* DATASET CONTENT *
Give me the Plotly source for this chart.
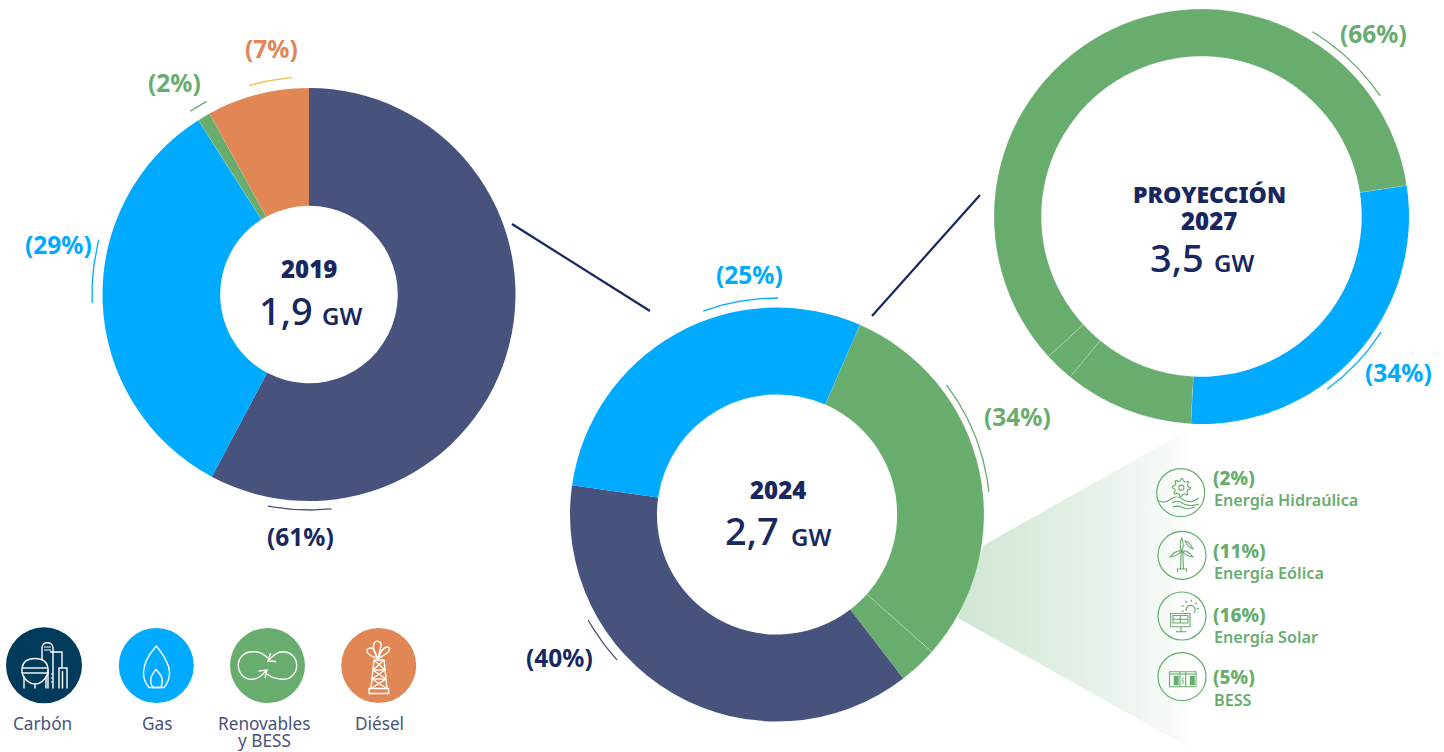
import numpy as np
import plotly.graph_objects as go

W, H = 1444, 752
NAVY_TXT = "#17275F"
DARK = "#47527D"
BLUE = "#00AAFF"
GREEN = "#68AD6E"
ORANGE = "#E18655"
COAL = "#003B5C"
GOLD = "#F2B944"
LABEL = "#47527D"

# slice shares as drawn, clockwise from each ring's start angle
fuels_2019 = ["Carbón", "Gas", "Renovables", "Diésel"]
values_2019 = [57.8, 33.2, 1.0, 8.0]
colors_2019 = [DARK, BLUE, GREEN, ORANGE]

fuels_2024 = ["Renovables A", "BESS", "Carbón", "Gas"]
values_2024 = [30.0, 3.0, 37.7, 29.3]
colors_2024 = [GREEN, GREEN, DARK, BLUE]

fuels_2027 = ["Gas", "Renovables A", "BESS", "Renovables B"]
values_2027 = [28.2, 10.1, 2.3, 59.4]
colors_2027 = [BLUE, GREEN, GREEN, GREEN]

# ring: cx, cy, r, hole, rotation
rings = [
    (fuels_2019, values_2019, colors_2019, 309, 294.5, 206.5, 0.43, 0),
    (fuels_2024, values_2024, colors_2024, 777, 514.5, 207, 0.58, 23.6),
    (fuels_2027, values_2027, colors_2027, 1201.5, 216.5, 207.5, 0.772, 81.4),
]

fig = go.Figure()

# fading wedge behind the 2024 ring
wedge_x = [984, 1197, 1197, 958]
wedge_y = [545, 425, 752, 618]
fig.add_trace(go.Scatter(
    x=wedge_x, y=wedge_y, mode="lines", fill="toself", line=dict(width=0),
    fillgradient=dict(type="horizontal", start=960, stop=1197,
                      colorscale=[[0, "#D0E6D4"], [0.55, "#E6F1E8"], [0.8, "#F2F8F3"], [1, "#FFFFFF"]]),
    hoverinfo="skip", showlegend=False))

for names, vals, cols, cx, cy, r, hole, rot in rings:
    line_cols = ["rgba(255,255,255,0.3)" if c == GREEN else "rgba(255,255,255,0)" for c in cols]
    fig.add_trace(go.Pie(
        labels=names, values=vals, hole=hole, rotation=rot, sort=False,
        direction="clockwise", textinfo="none", hoverinfo="skip", showlegend=False,
        marker=dict(colors=cols, line=dict(color=line_cols, width=0.6)),
        domain=dict(x=[(cx - r) / W, (cx + r) / W], y=[1 - (cy + r) / H, 1 - (cy - r) / H]),
    ))

# thin arcs: cx, cy, r, from, to, colour
arcs = [
    (309, 294, 216, 174, 191, DARK),
    (309, 294, 217, 267.6, 284.5, BLUE),
    (309, 294, 218, 327, 332, GREEN),
    (309, 294, 217, 344, 355.5, GOLD),
    (777, 514, 216, 340, 360.3, BLUE),
    (777, 514, 213, 52.7, 84, GREEN),
    (777, 514, 216.6, 227.6, 240.7, DARK),
    (1201.5, 216.5, 215.5, 31, 56, GREEN),
    (1201.5, 216.5, 213.5, 122.8, 143.9, BLUE),
]
for cx, cy, r, a0, a1, col in arcs:
    t = np.radians(np.linspace(a0, a1, 40))
    fig.add_trace(go.Scatter(x=cx + r * np.sin(t), y=cy - r * np.cos(t), mode="lines",
                             line=dict(color=col, width=1.3), hoverinfo="skip", showlegend=False))

shapes = []


def line(x0, y0, x1, y1, col, w=1.4):
    shapes.append(dict(type="line", x0=x0, y0=y0, x1=x1, y1=y1, xref="x", yref="y",
                       line=dict(color=col, width=w)))


def path(d, col, w=1.4, fill=None):
    shapes.append(dict(type="path", path=d, xref="x", yref="y", line=dict(color=col, width=w),
                       fillcolor=fill if fill else "rgba(0,0,0,0)"))


def circle(cx, cy, r, col, fill=None, w=1.0):
    shapes.append(dict(type="circle", x0=cx - r, x1=cx + r, y0=cy - r, y1=cy + r, xref="x", yref="y",
                       fillcolor=fill if fill else "rgba(0,0,0,0)",
                       line=dict(color=col, width=w if not fill else 0)))


def rect(x0, y0, x1, y1, col, w=1.0, fill=None):
    shapes.append(dict(type="rect", x0=x0, x1=x1, y0=y0, y1=y1, xref="x", yref="y",
                       fillcolor=fill if fill else "rgba(0,0,0,0)", line=dict(color=col, width=w)))


# connectors
line(512, 224, 650, 311, NAVY_TXT, 2.2)
line(872, 316, 980, 195, NAVY_TXT, 2.2)

# legend discs
circle(44, 665.3, 38, COAL, COAL)
circle(156.3, 665.5, 37.5, BLUE, BLUE)
circle(267.5, 665.5, 37.5, GREEN, GREEN)
circle(378.7, 665.5, 37.5, ORANGE, ORANGE)

WH = "#FFFFFF"
# carbón icon
path("M22 668 C23 661 29 658.5 35 658.5 C41 658.5 47 661 48 668 L48 673 C46 680 40 684 35 684 C30 684 24 680 22 673 Z", WH)
line(22, 668, 48, 668, WH); line(22, 673, 48, 673, WH)
line(24, 676, 24, 688.5, WH); line(46, 676, 46, 688.5, WH); line(35, 684, 35, 688.5, WH)
path("M42 660 L42 648 C42 641 53 641 53 648 L53 688.5", WH)
line(48, 670, 48, 688.5, WH)
path("M50 652 L62 652 L62 667", WH)
path("M59 688.5 L59 668 L67 668 L67 688.5", WH)
line(62.5, 671, 62.5, 688.5, WH)
for yy in (647, 650):
    line(44, yy, 51, yy, WH, 1)
for yy in (674, 678, 682):
    line(51, yy, 53, yy, WH, 1)

# gas icon
path("M156.3 646 C150 653 143.5 663 143.5 673 C143.5 679 146 684 149 687.5 L164 687.5 "
     "C167 684 169.5 679 169.5 673 C169.5 663 162 653 156.3 646 Z", WH)
path("M156 669.5 C153 673 150.7 676 150.7 680 C150.7 683 151.5 685.5 152.7 687.5 L160.7 687.5 "
     "C161.8 685.5 162.3 683 162.3 680 C162.3 676 159 673 156 669.5 Z", WH)

# renewables icon
path("M267.7 658 C262 652 258 651.7 252 651.7 C244 651.7 238.3 658 238.3 665.5 "
     "C238.3 673 244 679.3 252 679.3 C258 679.3 262 675 267 670", WH)
path("M258.5 671 L267 670 L265 678", WH)
path("M267 674 C272 678 277 679.3 283 679.3 C291 679.3 296.7 673 296.7 665.5 "
     "C296.7 658 291 651.7 283 651.7 C277 651.7 273 655 268 661", WH)
path("M276 661.5 L268 661 L270.5 653", WH)

# diesel icon
rect(369, 688.5, 388.5, 693.5, WH, 1.4)
path("M371 688.5 L374 660 L384 660 L387 688.5", WH)
line(373, 670, 385, 670, WH); line(372, 679, 386, 679, WH)
line(373, 670, 386, 679, WH); line(385, 670, 372, 679, WH)
line(372, 679, 386, 688, WH); line(386, 679, 372, 688, WH)
line(374, 660, 385, 670, WH); line(384, 660, 373, 670, WH)
path("M378 659 C374 652 372 645 375 642 C378 640 382 642 381 646 C380 650 379 654 378 659 Z", WH)
path("M379 658 C380 652 383 648 387 647 C391 647 390 651 387 653 C384 655 382 657 379 658 Z", WH)
path("M377 658 C372 657 367 654 367 651 C367 648 371 647 373 649 C375 651 376 654 377 658 Z", WH)

# breakdown icons
ICON_W = 1.1
for cx, cy in [(1180.7, 492.7), (1182, 555.3), (1182, 616), (1182, 676.7)]:
    circle(cx, cy, 24, GREEN, None, 1.2)

# hydro: gear and waves
gx, gy = 1181.3, 487.7
gear_pts = []
for k in range(40):
    rr = 9 if (k % 5) in (0, 1) else 6.8
    ang = np.radians(k * 9)
    gear_pts.append((gx + rr * np.cos(ang), gy + rr * np.sin(ang)))
path("M" + " L".join(f"{px:.1f} {py:.1f}" for px, py in gear_pts) + " Z", GREEN, ICON_W)
circle(gx, gy, 2.6, GREEN, None, ICON_W)
path("M1157 500 C1162 503 1166 503 1171 499 C1176 495 1180 497 1184 500 C1189 503 1193 502 1199 498", GREEN, ICON_W)
path("M1172 503 C1176 500 1180 501 1184 504 C1188 506 1193 506 1199 504", GREEN, ICON_W)
path("M1173 507 C1177 505 1180 506 1184 508 C1188 510 1191 508 1195 507", GREEN, ICON_W)

# wind
line(1181.2, 552, 1180.6, 569, GREEN, ICON_W); line(1182.8, 552, 1183.4, 569, GREEN, ICON_W)
path("M1177.5 572 L1177.5 569 L1186.5 569 L1186.5 572", GREEN, ICON_W)
path("M1181.7 538 C1179.5 543 1180 548 1181.7 552 C1183.4 548 1184 543 1181.7 538 Z", GREEN, ICON_W)
path("M1170 557 C1174 552 1178 550.5 1181 551 C1181 553 1176 556 1170 557 Z", GREEN, ICON_W)
path("M1193 557 C1189 552 1185 550.5 1182.5 551 C1182.5 553 1187 556 1193 557 Z", GREEN, ICON_W)
path("M1185 541 C1188 541 1191 545 1193 549 C1190 548 1187 545 1185 541 Z", GREEN, ICON_W)

# solar
rect(1170.7, 613.5, 1190, 626.7, GREEN, ICON_W)
rect(1173, 615.5, 1188, 623, GREEN, ICON_W)
line(1173, 619.3, 1188, 619.3, GREEN, ICON_W); line(1180.3, 615.5, 1180.3, 623, GREEN, ICON_W)
line(1181, 626.7, 1181, 631.5, GREEN, ICON_W); line(1176, 631.7, 1186.5, 631.7, GREEN, ICON_W)
path("M1186 611 C1186 606 1190 604.5 1193 606 C1195.5 607.5 1195.5 611 1194 613", GREEN, ICON_W)
for deg in range(-110, 130, 40):
    t = np.radians(deg)
    line(1190 + 6.5 * np.sin(t), 608.5 - 6.5 * np.cos(t), 1190 + 9 * np.sin(t), 608.5 - 9 * np.cos(t), GREEN, ICON_W)

# bess
rect(1169.5, 671.7, 1196, 686.7, GREEN, ICON_W)
line(1180, 672, 1180, 686.7, GREEN, ICON_W); line(1185.7, 672, 1185.7, 686.7, GREEN, ICON_W)
line(1169.5, 674, 1196, 674, GREEN, ICON_W)
rect(1174, 676, 1178.5, 685, GREEN, 0.5, GREEN)
rect(1190, 676, 1194.5, 685, GREEN, 0.5, GREEN)
path("M1183.5 677 L1182 681 L1184 681 L1182.5 684.5", GREEN, 0.8)

PCT = "Noto Sans"
ann = []


def text(x, y, s, size, col, family=PCT, weight=400, anchor="center"):
    ann.append(dict(x=x, y=y, xref="x", yref="y", text=s, showarrow=False, xanchor=anchor, yanchor="middle",
                    font=dict(family=family, size=size, color=col, weight=weight)))


# share labels
share_text = ["(61%)", "(29%)", "(2%)", "(7%)", "(25%)", "(34%)", "(40%)", "(66%)", "(34%)"]
share_x = [300.5, 58, 174, 271.5, 749.5, 1017, 559, 1373, 1398]
share_y = [536.5, 244.5, 82.5, 48.5, 274.5, 416.5, 657.5, 33.5, 372.5]
share_c = [NAVY_TXT, BLUE, GREEN, ORANGE, BLUE, GREEN, NAVY_TXT, GREEN, BLUE]
for s, x, y, c in zip(share_text, share_x, share_y, share_c):
    text(x, y, s, 24.5, c, PCT, 700)

# ring centres
text(309, 268, "2019", 24, NAVY_TXT, PCT, 900)
text(286, 310, "1,9", 38, NAVY_TXT, PCT, 500)
text(342, 315, "GW", 24, NAVY_TXT, PCT, 600)
text(778, 489, "2024", 24, NAVY_TXT, PCT, 900)
text(752, 530, "2,7", 38, NAVY_TXT, PCT, 500)
text(811, 536, "GW", 24, NAVY_TXT, PCT, 600)
text(1209, 194, "PROYECCIÓN", 23, NAVY_TXT, PCT, 900)
text(1209, 220, "2027", 24, NAVY_TXT, PCT, 900)
text(1177, 256.5, "3,5", 38, NAVY_TXT, PCT, 500)
text(1234, 262, "GW", 24, NAVY_TXT, PCT, 600)

# fuel legend
legend_text = ["Carbón", "Gas", "Renovables", "y BESS", "Diésel"]
legend_x = [42, 157, 264, 264, 379]
legend_y = [723, 723, 723, 740.5, 723]
for s, x, y in zip(legend_text, legend_x, legend_y):
    text(x, y, s, 17.2, LABEL)

# breakdown
break_pct = ["(2%)", "(11%)", "(16%)", "(5%)"]
break_name = ["Energía Hidraúlica", "Energía Eólica", "Energía Solar", "BESS"]
break_pct_y = [478, 551, 615, 677]
break_name_y = [500, 573, 637, 700]
for p, n, py, ny in zip(break_pct, break_name, break_pct_y, break_name_y):
    text(1211, py, p, 19, GREEN, PCT, 800, "left")
    text(1212, ny, n, 16.2, GREEN, PCT, 600, "left")

fig.update_layout(
    width=W, height=H, margin=dict(l=0, r=0, t=0, b=0), autosize=False,
    paper_bgcolor="white", plot_bgcolor="rgba(0,0,0,0)", hovermode=False, showlegend=False,
    xaxis=dict(range=[0, W], visible=False, fixedrange=True),
    yaxis=dict(range=[H, 0], visible=False, fixedrange=True),
    shapes=shapes, annotations=ann,
)

fig.write_html("out.html", config={"displayModeBar": False},
               post_script="document.body.style.margin='0';document.body.style.overflow='hidden';")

* INSTRUCTIONS TO FOLLOW *
Copy nothing but the lines from the first one in the listing through the line with "fig = go.Figure()", and omit the pictures.

* WRITTEN ANSWER *
Give me the Plotly source for this chart.
import numpy as np
import plotly.graph_objects as go

W, H = 1444, 752
NAVY_TXT = "#17275F"
DARK = "#47527D"
BLUE = "#00AAFF"
GREEN = "#68AD6E"
ORANGE = "#E18655"
COAL = "#003B5C"
GOLD = "#F2B944"
LABEL = "#47527D"

# slice shares as drawn, clockwise from each ring's start angle
fuels_2019 = ["Carbón", "Gas", "Renovables", "Diésel"]
values_2019 = [57.8, 33.2, 1.0, 8.0]
colors_2019 = [DARK, BLUE, GREEN, ORANGE]

fuels_2024 = ["Renovables A", "BESS", "Carbón", "Gas"]
values_2024 = [30.0, 3.0, 37.7, 29.3]
colors_2024 = [GREEN, GREEN, DARK, BLUE]

fuels_2027 = ["Gas", "Renovables A", "BESS", "Renovables B"]
values_2027 = [28.2, 10.1, 2.3, 59.4]
colors_2027 = [BLUE, GREEN, GREEN, GREEN]

# ring: cx, cy, r, hole, rotation
rings = [
    (fuels_2019, values_2019, colors_2019, 309, 294.5, 206.5, 0.43, 0),
    (fuels_2024, values_2024, colors_2024, 777, 514.5, 207, 0.58, 23.6),
    (fuels_2027, values_2027, colors_2027, 1201.5, 216.5, 207.5, 0.772, 81.4),
]

fig = go.Figure()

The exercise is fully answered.